What pension funds always require, he says, "is some sort of benchmark or yardstick to compare the performance of funds against. The only things out there were listed infrastructure indexes, which… while they show what listed infrastructure is doing, you can't drill down into it and look at what a toll road is doing, what a bridge is doing or what an airport is doing. All you can do is the top-down approach. What IPD is doing is to come up from the bottom in a similar way to what we do in our property indexes and property benchmarking service."

Although the project is being co-ordinated in the US, the index is intended to be global in scope and eventually even offer sub-sections for the various infrastructure sectors. Having said this, it is still early days; IPD has thus far been fairly quiet in terms of promoting the project, instead focusing on working with clients at the outset. And fund managers have been largely keen to help, Mallinson says.

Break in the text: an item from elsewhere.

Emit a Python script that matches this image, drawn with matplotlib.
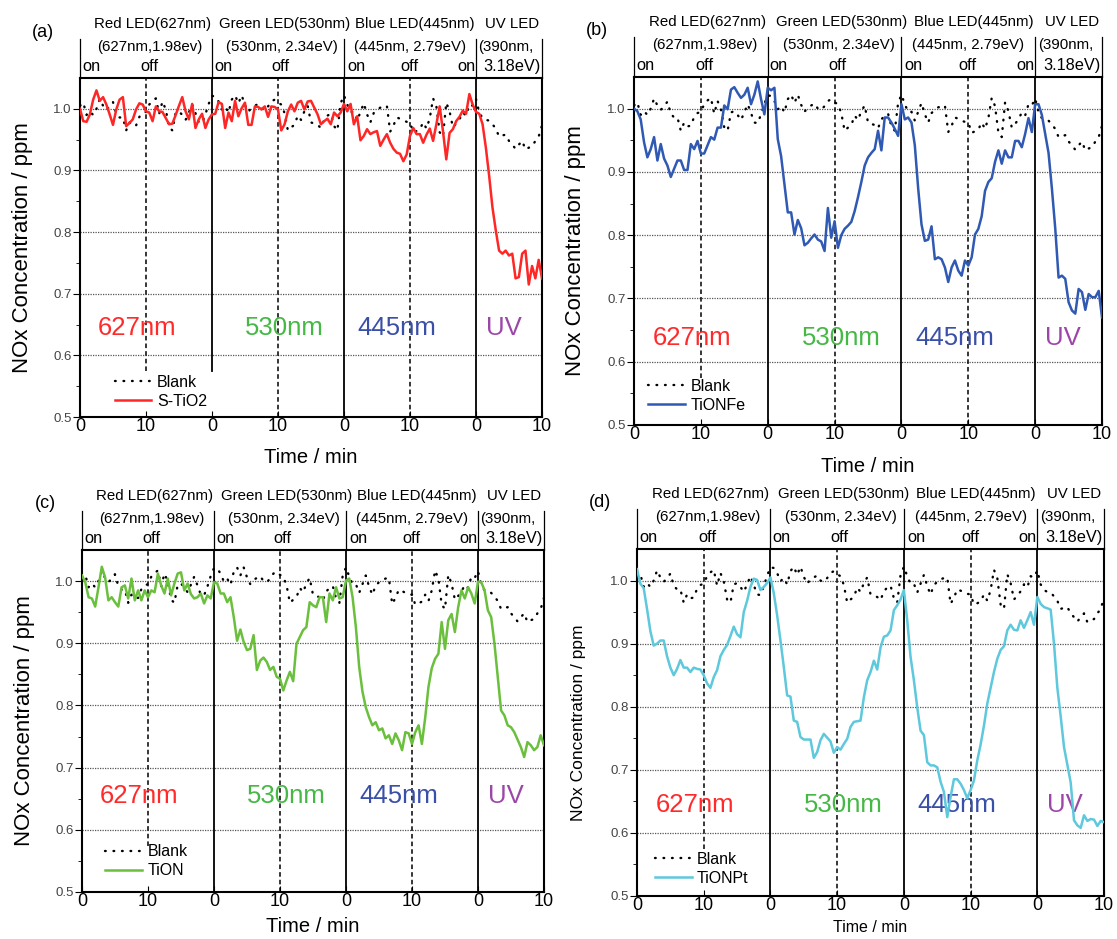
import matplotlib
matplotlib.use('Agg')
import matplotlib.pyplot as plt
import numpy as np

plt.rcParams['font.family'] = ['Liberation Sans', 'DejaVu Sans']

# sampling every 0.5 min, 70 min in total (20 + 20 + 20 + 10)
t = np.arange(0, 70.5, 0.5)

blank = [1.005, 1.010, 0.990, 0.996, 0.990, 1.000, 1.016, 1.005, 0.998, 1.004,
         1.011, 0.992, 0.986, 0.986, 0.965, 0.978, 0.972, 0.973, 0.987, 0.993,
         0.995, 1.007, 1.013, 1.017, 0.992, 1.012, 0.999, 0.970, 0.965, 0.994,
         0.996, 0.990, 0.982, 0.994, 1.007, 0.993, 0.978, 0.977, 0.991, 1.008,
         1.021, 1.020, 1.012, 0.999, 1.004, 0.994, 1.015, 1.022, 1.009, 1.022,
         1.006, 0.995, 1.002, 1.005, 1.008, 1.000, 0.998, 1.004, 1.012, 1.015,
         1.010, 1.007, 0.993, 0.965, 0.970, 0.974, 0.989, 0.982, 0.996, 1.005,
         0.978, 0.976, 0.974, 0.969, 0.983, 0.989, 0.992, 0.972, 0.965, 1.009,
         1.022, 1.007, 0.995, 0.995, 0.981, 0.995, 1.009, 0.991, 0.978, 0.993,
         0.998, 1.002, 1.004, 1.005, 0.963, 0.973, 0.986, 0.984, 0.981, 0.979,
         0.978, 0.962, 0.964, 0.967, 0.978, 0.968, 0.985, 1.017, 1.004, 0.962,
         0.955, 1.010, 0.996, 0.970, 0.976, 0.983, 0.994, 0.989, 1.007, 1.005,
         1.016, 0.994, 0.985, 0.982, 0.981, 0.975, 0.968, 0.955, 0.957, 0.958,
         0.948, 0.942, 0.935, 0.942, 0.948, 0.934, 0.937, 0.939, 0.948, 0.955,
         0.973]

s_tio2 = [1.000, 0.980, 0.979, 0.991, 1.015, 1.030, 1.013, 1.019, 1.007, 0.991,
          0.974, 0.999, 1.015, 1.019, 0.972, 0.977, 0.983, 0.999, 1.009, 1.007,
          0.996, 0.994, 0.980, 1.004, 0.996, 0.995, 0.985, 0.975, 0.976, 0.990,
          1.005, 1.019, 0.996, 0.983, 1.008, 0.969, 0.983, 0.992, 0.969, 0.983,
          0.991, 0.992, 1.011, 1.008, 0.969, 0.994, 0.980, 1.013, 0.988, 1.001,
          1.010, 0.974, 0.974, 1.004, 1.003, 0.999, 1.004, 0.987, 1.004, 1.003,
          0.999, 0.965, 0.975, 0.996, 1.007, 0.996, 1.010, 1.013, 0.999, 1.012,
          1.013, 1.002, 0.991, 0.975, 0.980, 0.984, 0.975, 0.994, 0.988, 0.994,
          1.008, 0.996, 1.008, 0.975, 0.988, 0.949, 0.956, 0.967, 0.959, 0.962,
          0.964, 0.940, 0.950, 0.959, 0.945, 0.935, 0.929, 0.927, 0.915, 0.926,
          0.956, 0.969, 0.959, 0.959, 0.945, 0.958, 0.968, 0.948, 0.975, 1.004,
          0.964, 0.918, 0.961, 0.967, 0.980, 0.987, 0.997, 0.992, 1.024, 1.007,
          0.995, 0.992, 0.975, 0.937, 0.891, 0.840, 0.803, 0.770, 0.765, 0.770,
          0.762, 0.765, 0.725, 0.727, 0.765, 0.770, 0.715, 0.745, 0.725, 0.755,
          0.725]

tionfe = [1.000, 0.996, 0.983, 0.947, 0.923, 0.936, 0.955, 0.918, 0.944, 0.921,
          0.910, 0.892, 0.905, 0.918, 0.918, 0.903, 0.903, 0.944, 0.936, 0.949,
          0.929, 0.929, 0.942, 0.955, 0.951, 0.970, 0.970, 1.005, 0.999, 1.030,
          1.034, 1.025, 1.017, 1.022, 1.033, 1.007, 1.022, 1.043, 1.015, 0.991,
          1.033, 1.029, 1.033, 0.952, 0.925, 0.880, 0.836, 0.836, 0.801, 0.824,
          0.811, 0.784, 0.788, 0.795, 0.801, 0.793, 0.790, 0.775, 0.843, 0.796,
          0.822, 0.780, 0.800, 0.810, 0.815, 0.821, 0.838, 0.860, 0.884, 0.910,
          0.923, 0.930, 0.936, 0.965, 0.934, 0.986, 0.986, 0.978, 0.968, 0.957,
          1.007, 0.983, 0.986, 0.978, 0.942, 0.874, 0.817, 0.791, 0.793, 0.814,
          0.762, 0.765, 0.762, 0.749, 0.726, 0.749, 0.760, 0.744, 0.736, 0.760,
          0.752, 0.765, 0.801, 0.810, 0.830, 0.870, 0.884, 0.890, 0.916, 0.934,
          0.913, 0.934, 0.923, 0.923, 0.949, 0.949, 0.939, 0.960, 0.985, 0.963,
          1.007, 1.007, 0.990, 0.960, 0.930, 0.874, 0.811, 0.733, 0.736, 0.731,
          0.694, 0.681, 0.676, 0.715, 0.710, 0.682, 0.707, 0.702, 0.702, 0.712,
          0.670]

tion = [1.009, 0.998, 0.974, 0.972, 0.959, 0.990, 1.023, 1.006, 0.969, 0.974,
        0.966, 0.959, 0.990, 0.993, 0.972, 1.004, 0.969, 0.985, 0.969, 0.985,
        0.974, 0.985, 0.982, 1.012, 0.993, 0.980, 1.004, 0.977, 0.996, 1.012,
        1.014, 0.985, 0.996, 0.979, 0.972, 0.974, 0.980, 0.964, 0.977, 0.972,
        0.998, 0.996, 0.980, 0.980, 0.966, 0.974, 0.942, 0.904, 0.922, 0.902,
        0.889, 0.891, 0.913, 0.857, 0.872, 0.877, 0.870, 0.857, 0.862, 0.846,
        0.843, 0.824, 0.840, 0.854, 0.839, 0.899, 0.910, 0.921, 0.926, 0.966,
        0.961, 0.958, 0.974, 0.974, 0.934, 0.980, 0.969, 0.990, 0.972, 0.974,
        1.001, 1.004, 0.974, 0.926, 0.862, 0.822, 0.797, 0.781, 0.768, 0.773,
        0.760, 0.763, 0.747, 0.752, 0.738, 0.755, 0.744, 0.728, 0.757, 0.755,
        0.738, 0.757, 0.768, 0.738, 0.780, 0.830, 0.860, 0.875, 0.883, 0.934,
        0.891, 0.937, 0.947, 0.918, 0.958, 0.985, 0.972, 0.990, 0.980, 0.964,
        0.999, 0.998, 0.985, 0.953, 0.942, 0.899, 0.845, 0.792, 0.784, 0.768,
        0.765, 0.757, 0.745, 0.733, 0.717, 0.741, 0.736, 0.728, 0.733, 0.752,
        0.736]

tionpt = [1.018, 0.995, 0.988, 0.955, 0.920, 0.897, 0.900, 0.905, 0.905, 0.880,
          0.862, 0.850, 0.860, 0.874, 0.862, 0.862, 0.855, 0.862, 0.860, 0.859,
          0.850, 0.837, 0.830, 0.847, 0.858, 0.880, 0.890, 0.898, 0.912, 0.927,
          0.915, 0.910, 0.950, 0.968, 0.990, 1.003, 1.001, 0.985, 0.990, 0.996,
          1.005, 0.980, 0.945, 0.905, 0.863, 0.818, 0.816, 0.778, 0.776, 0.752,
          0.748, 0.748, 0.748, 0.719, 0.728, 0.747, 0.757, 0.751, 0.745, 0.727,
          0.736, 0.732, 0.741, 0.749, 0.768, 0.776, 0.777, 0.778, 0.815, 0.842,
          0.855, 0.873, 0.859, 0.894, 0.911, 0.913, 0.921, 0.953, 0.961, 0.970,
          0.985, 0.937, 0.879, 0.842, 0.799, 0.762, 0.755, 0.712, 0.707, 0.707,
          0.704, 0.681, 0.665, 0.625, 0.657, 0.685, 0.685, 0.678, 0.668, 0.655,
          0.668, 0.683, 0.715, 0.740, 0.770, 0.805, 0.830, 0.855, 0.876, 0.890,
          0.896, 0.921, 0.930, 0.922, 0.921, 0.937, 0.925, 0.937, 0.950, 0.930,
          0.974, 0.963, 0.958, 0.956, 0.954, 0.900, 0.830, 0.785, 0.736, 0.708,
          0.680, 0.620, 0.612, 0.608, 0.628, 0.619, 0.622, 0.621, 0.611, 0.619,
          0.617]

tick_pos = [0, 10, 20, 30, 40, 50, 60, 70]
tick_lab = ['0', '10', '0', '10', '0', '10', '0', '10']
led_names = ['Red LED(627nm)', 'Green LED(530nm)', 'Blue LED(445nm)', 'UV LED']
led_info = ['(627nm,1.98ev)', '(530nm, 2.34eV)', '(445nm, 2.79eV)', '(390nm,']
wl_labels = ['627nm', '530nm', '445nm', 'UV']
wl_colors = ['#ff2b2b', '#45b845', '#3a4fa8', '#9b47a8']


def panel(ax, y, color, name, letter, leg_xy, wl_y, ylab_size, xlab_size,
          xlab_y=-0.118, cut20=False):
    bl, = ax.plot(t, blank, color='k', lw=1.7, linestyle=(0, (0.3, 3.3)),
                  dash_capstyle='round', label='Blank', zorder=3)
    ln, = ax.plot(t, y, color=color, lw=1.8, label=name, zorder=4)
    ax.set_xlim(0, 70)
    ax.set_ylim(0.5, 1.05)

    # grid lines
    for g in [0.6, 0.7, 0.8, 0.9, 1.0]:
        ax.axhline(g, color='#555555', lw=0.9, linestyle=(0, (1, 1)), zorder=1)
    # light on / off boundaries
    ax.axvline(20, ymin=0.135 if cut20 else 0, color='k', lw=1.3, zorder=2)
    ax.axvline(40, color='k', lw=1.3, zorder=2)
    ax.axvline(60, color='k', lw=1.3, zorder=2)
    ax.axvline(10, ymin=0.135, color='k', lw=1.1, linestyle=(0, (3, 2)), zorder=2)
    ax.axvline(30, color='k', lw=1.1, linestyle=(0, (3, 2)), zorder=2)
    ax.axvline(50, color='k', lw=1.1, linestyle=(0, (3, 2)), zorder=2)

    tr = ax.get_xaxis_transform()
    for x in [0, 20, 40, 60, 70]:
        ax.plot([x, x], [1.0, 1.115], transform=tr, color='k', lw=0.9, clip_on=False)
    for x, s in zip([11.0, 31.0, 50.8, 65.5], led_names):
        ax.text(x, 1.158, s, transform=tr, ha='center', va='center', fontsize=10.8)
    for x, s in zip([10.6, 30.6, 50.0], led_info[:3]):
        ax.text(x, 1.092, s, transform=tr, ha='center', va='center', fontsize=10.8)
    ax.text(60.4, 1.092, led_info[3], transform=tr, ha='left', va='center', fontsize=10.8)
    for x, s, h in [(0.4, 'on', 'left'), (10.5, 'off', 'center'), (20.3, 'on', 'left'),
                    (30.4, 'off', 'center'), (40.5, 'on', 'left'), (49.9, 'off', 'center'),
                    (59.9, 'on', 'right'), (65.5, '3.18eV)', 'center')]:
        ax.text(x, 1.034, s, transform=tr, ha=h, va='center', fontsize=11.8)

    for x, s, c in zip([8.7, 31.0, 48.0, 64.2], wl_labels, wl_colors):
        ax.text(x, wl_y, s, color=c, ha='center', va='center', fontsize=18.5)

    ax.set_xticks(tick_pos)
    ax.set_xticklabels(tick_lab)
    ax.set_yticks([0.5, 0.6, 0.7, 0.8, 0.9, 1.0])
    ax.set_yticklabels(['0.5', '0.6', '0.7', '0.8', '0.9', '1.0'])
    ax.set_yticks([0.55, 0.65, 0.75, 0.85, 0.95], minor=True)
    ax.tick_params(axis='x', direction='in', length=4, labelsize=13, pad=1)
    ax.tick_params(axis='y', which='major', direction='out', length=5,
                   labelsize=9.5, labelcolor='#444444', pad=1)
    ax.tick_params(axis='y', which='minor', direction='out', length=3)
    for sp in ax.spines.values():
        sp.set_linewidth(1.5)

    ax.text(-0.125, 0.5, 'NOx Concentration / ppm', transform=ax.transAxes,
            rotation=90, ha='center', va='center', fontsize=ylab_size)
    ax.text(0.5, xlab_y, 'Time / min', transform=ax.transAxes,
            ha='center', va='center', fontsize=xlab_size)
    ax.text(-0.08, 1.135, letter, transform=ax.transAxes,
            ha='center', va='center', fontsize=13)

    ax.legend(handles=[bl, ln], loc='lower left', bbox_to_anchor=leg_xy,
              frameon=False, fontsize=11.5, handlelength=2.3, handletextpad=0.35,
              labelspacing=0.25, borderpad=0, borderaxespad=0)


fig = plt.figure(figsize=(11.17, 9.39), dpi=100)
ax_a = fig.add_axes([0.0716, 0.5559, 0.4136, 0.3610])
ax_b = fig.add_axes([0.5676, 0.5474, 0.4190, 0.3706])
ax_c = fig.add_axes([0.0734, 0.0501, 0.4136, 0.3642])
ax_d = fig.add_axes([0.5703, 0.0458, 0.4181, 0.3695])

panel(ax_a, s_tio2, '#ff2626', 'S-TiO2', '(a)', (0.075, 0.025), 0.645, 16, 14.5, cut20=True)
panel(ax_b, tionfe, '#2f59b3', 'TiONFe', '(b)', (0.030, 0.035), 0.637, 16, 14.5)
panel(ax_c, tion, '#6abf3c', 'TiON', '(c)', (0.050, 0.040), 0.655, 16, 14.5, xlab_y=-0.1)
panel(ax_d, tionpt, '#5ec8dc', 'TiONPt', '(d)', (0.038, 0.030), 0.644, 12.5, 11.5, xlab_y=-0.09)

fig.savefig('out.png', dpi=100)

Certainly, Treich expects that fund managers would want to provide data if an index was created. "They probably have a vested interest in ensuring the data is at least reasonably representative of what is going on in the asset class," he says.

Mallinson supports the supposition, stating that fund managers "see this as useful to them". He continues: "They need a benchmark. They need some recent market research that helps them sell infrastructure as a product and they seem happy to work with us at the moment."

IPD's aim is to be able to provide some "initial figures" for its clients by the end of the year, or early 2009. Expect to see more being announced on the topic in the first quarter of next year.

"We are trying to push forward as quickly as possible, because it is now that people are interested in this area," Mallinson says. "If we don't strike now, someone else will come in and try to do it."

While IPD and other companies may well be making the first important steps in this space, it should be remembered that unlisted infrastructure performance measurement and benchmarking will remain in its infancy for some time as the asset class is naturally a long-term investment proposition.

"It will take some time for data to become mature enough to be really useful," Treich says. "You cannot just plug a number into an optimiser for infrastructure and see what comes out the other end. You have to apply some judgement and look at the individual characteristics of the funds."